- [Required work]:
Show every line that has the string "draw" in it.

◇ ◇ ◇ ◇ ◇

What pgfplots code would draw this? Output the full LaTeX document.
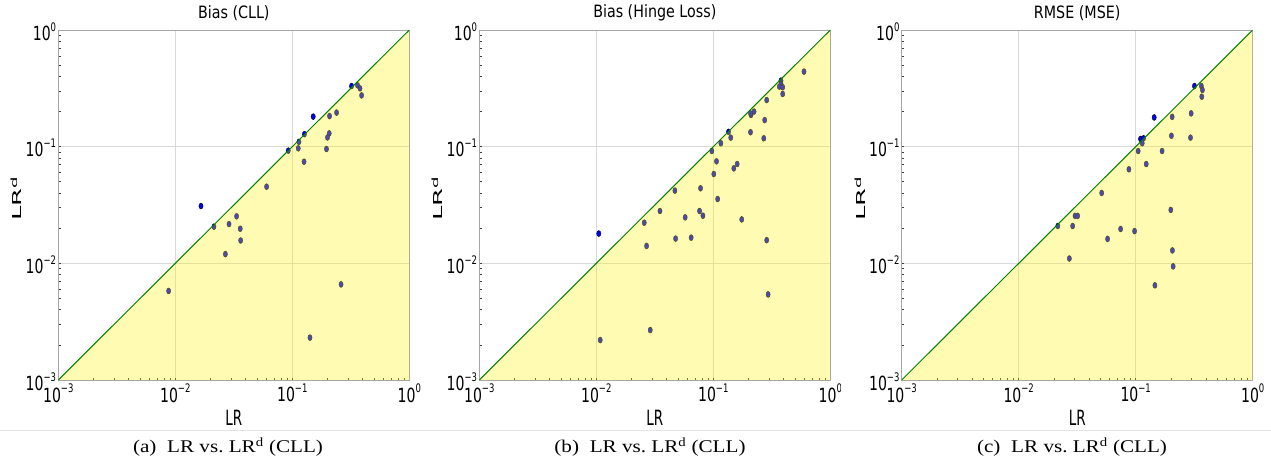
\documentclass[border=0pt]{standalone}
\usepackage{pgfplots}
\pgfplotsset{compat=1.18}
\usepackage{pgfplotstable}
\usepackage{fontspec}
\newfontfamily\tf[FakeStretch=0.72]{DejaVu Sans}
\newfontfamily\ttlf[FakeStretch=0.84]{DejaVu Sans}
\newfontfamily\xlf[FakeStretch=0.64]{DejaVu Sans}
\newfontfamily\yf[FakeStretch=2.1]{DejaVu Sans}
\newfontfamily\cf[FakeStretch=1.18]{Liberation Serif}
\definecolor{ptblue}{RGB}{0,0,255}
\definecolor{diag}{RGB}{0,128,0}
\newcommand{\tk}[1]{10\raisebox{0.47em}{\fontsize{11.8}{11.8}\selectfont #1}}

\pgfplotstableread{
x y
0.321 0.331
0.361 0.336
0.379 0.316
0.391 0.275
0.239 0.196
0.208 0.183
0.151 0.181
0.127 0.128
0.207 0.130
0.200 0.120
0.114 0.110
0.1125 0.0968
0.196 0.0955
0.0924 0.0924
0.126 0.0743
0.0603 0.0454
0.01658 0.031
0.0214 0.0206
0.0288 0.0217
0.0334 0.0253
0.0359 0.0198
0.0362 0.0157
0.0268 0.0120
0.00877 0.0058
0.261 0.0066
0.1416 0.00231
}\dataA

\pgfplotstableread{
x y
0.596 0.44
0.379 0.368
0.379 0.345
0.367 0.327
0.392 0.323
0.392 0.283
0.286 0.251
0.223 0.200
0.210 0.187
0.208 0.193
0.275 0.169
0.135 0.134
0.208 0.133
0.141 0.1195
0.270 0.118
0.116 0.107
0.0972 0.0918
0.1065 0.0749
0.160 0.071
0.1497 0.0652
0.101 0.0583
0.047 0.042
0.0778 0.044
0.109 0.0356
0.035 0.0281
0.0763 0.0281
0.0815 0.0256
0.0575 0.0248
0.175 0.0238
0.0257 0.0223
0.0105 0.0180
0.0476 0.0163
0.0647 0.0166
0.286 0.0158
0.0269 0.0141
0.294 0.00542
0.0289 0.00268
0.0108 0.0022
}\dataB

\pgfplotstableread{
x y
0.318 0.331
0.364 0.331
0.372 0.306
0.367 0.268
0.298 0.193
0.205 0.180
0.144 0.178
0.202 0.124
0.294 0.1195
0.110 0.1164
0.1167 0.118
0.1137 0.107
0.105 0.0918
0.168 0.0918
0.123 0.071
0.0875 0.064
0.0512 0.0401
0.1996 0.0287
0.0216 0.0209
0.0303 0.0255
0.0319 0.0255
0.0289 0.0209
0.0743 0.0197
0.0978 0.0189
0.0575 0.0162
0.0271 0.011
0.206 0.0129
0.209 0.00942
0.146 0.00648
}\dataC

\pgfplotsset{
 myPanel/.style={
  scale only axis, width=351pt, height=350pt,
  xmin=1e-3, xmax=1, ymin=1e-3, ymax=1,
  clip marker paths=true,
  xtick={0.001,0.01,0.1,1}, ytick={0.001,0.01,0.1,1},
  xticklabels={\tk{−3},\tk{−2},\tk{−1},\tk{0}},
  yticklabels={\tk{−3},\tk{−2},\tk{−1},\tk{0}},
  grid=major, major grid style={black!15, line width=0.8pt},
  axis line style={black!35, line width=1pt},
  tick pos=left, tick align=inside, major tick length=0pt, minor tick length=2.5pt,
  minor tick style={black!75, line width=0.6pt},
  ticklabel style={font=\tf\fontsize{19.5}{19.5}\selectfont, inner sep=1pt},
  xticklabel style={anchor=north, yshift=-3pt},
  yticklabel style={anchor=east, xshift=-1pt, yshift=-1.5pt},
  title style={font=\ttlf\fontsize{17}{17}\selectfont, at={(axis description cs:0.5,1)}, anchor=center, yshift=11pt},
  xlabel={LR},
  xlabel style={font=\xlf\fontsize{21}{21}\selectfont, at={(axis description cs:0.5,-0.1086)}, anchor=center},
  ylabel={LR\textsuperscript{d}},
  ylabel style={font=\yf\fontsize{12.3}{12.3}\selectfont, at={(axis description cs:-0.119,0.5186)}, anchor=center},
 },
 myPts/.style={only marks, mark=*, mark size=3pt, mark options={draw=none, fill=ptblue, xscale=0.7}},
 myTri/.style={fill=yellow, fill opacity=0.3, draw=none},
 myDg/.style={color=diag, line width=1pt, no marks},
}

\begin{document}
\begin{tikzpicture}[x=1pt,y=1pt]
\path[use as bounding box] (0,0) rectangle (1271,467);

\begin{scope}
\clip (0,0) rectangle (420,467);
\begin{loglogaxis}[myPanel, at={(58.3pt,87pt)}, anchor=south west, title={Bias (CLL)}]
\addplot[myPts] table[x=x,y=y] {\dataA};
\addplot[myTri] coordinates {(0.001,0.001) (1,1) (1,0.001) (0.001,0.001)};
\addplot[myDg] coordinates {(0.001,0.001) (1,1)};
\end{loglogaxis}
\end{scope}

\begin{scope}
\clip (420,0) rectangle (840,467);
\begin{loglogaxis}[myPanel, at={(479.3pt,87pt)}, anchor=south west, title={Bias (Hinge Loss)}]
\addplot[myPts] table[x=x,y=y] {\dataB};
\addplot[myTri] coordinates {(0.001,0.001) (1,1) (1,0.001) (0.001,0.001)};
\addplot[myDg] coordinates {(0.001,0.001) (1,1)};
\end{loglogaxis}
\end{scope}

\begin{scope}
\clip (840,0) rectangle (1271,467);
\begin{loglogaxis}[myPanel, at={(901.7pt,87pt)}, anchor=south west, title={RMSE (MSE)}]
\addplot[myPts] table[x=x,y=y] {\dataC};
\addplot[myTri] coordinates {(0.001,0.001) (1,1) (1,0.001) (0.001,0.001)};
\addplot[myDg] coordinates {(0.001,0.001) (1,1)};
\end{loglogaxis}
\end{scope}

\draw[black!10, line width=1pt] (0,36.5) -- (1271,36.5);
\node[anchor=base, inner sep=0pt, font=\cf\fontsize{17.9}{17.9}\selectfont] at (228,14.3) {(a)\hspace{0.6em}LR vs.\ LR\textsuperscript{d} (CLL)};
\node[anchor=base, inner sep=0pt, font=\cf\fontsize{17.9}{17.9}\selectfont] at (650,14.3) {(b)\hspace{0.6em}LR vs.\ LR\textsuperscript{d} (CLL)};
\node[anchor=base, inner sep=0pt, font=\cf\fontsize{17.9}{17.9}\selectfont] at (1072,14.3) {(c)\hspace{0.6em}LR vs.\ LR\textsuperscript{d} (CLL)};
\end{tikzpicture}
\end{document}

◇ ◇ ◇ ◇ ◇

- [In response]:
What pgfplots code would draw this? Output the full LaTeX document.
 myPts/.style={only marks, mark=*, mark size=3pt, mark options={draw=none, fill=ptblue, xscale=0.7}},
 myTri/.style={fill=yellow, fill opacity=0.3, draw=none},
\draw[black!10, line width=1pt] (0,36.5) -- (1271,36.5);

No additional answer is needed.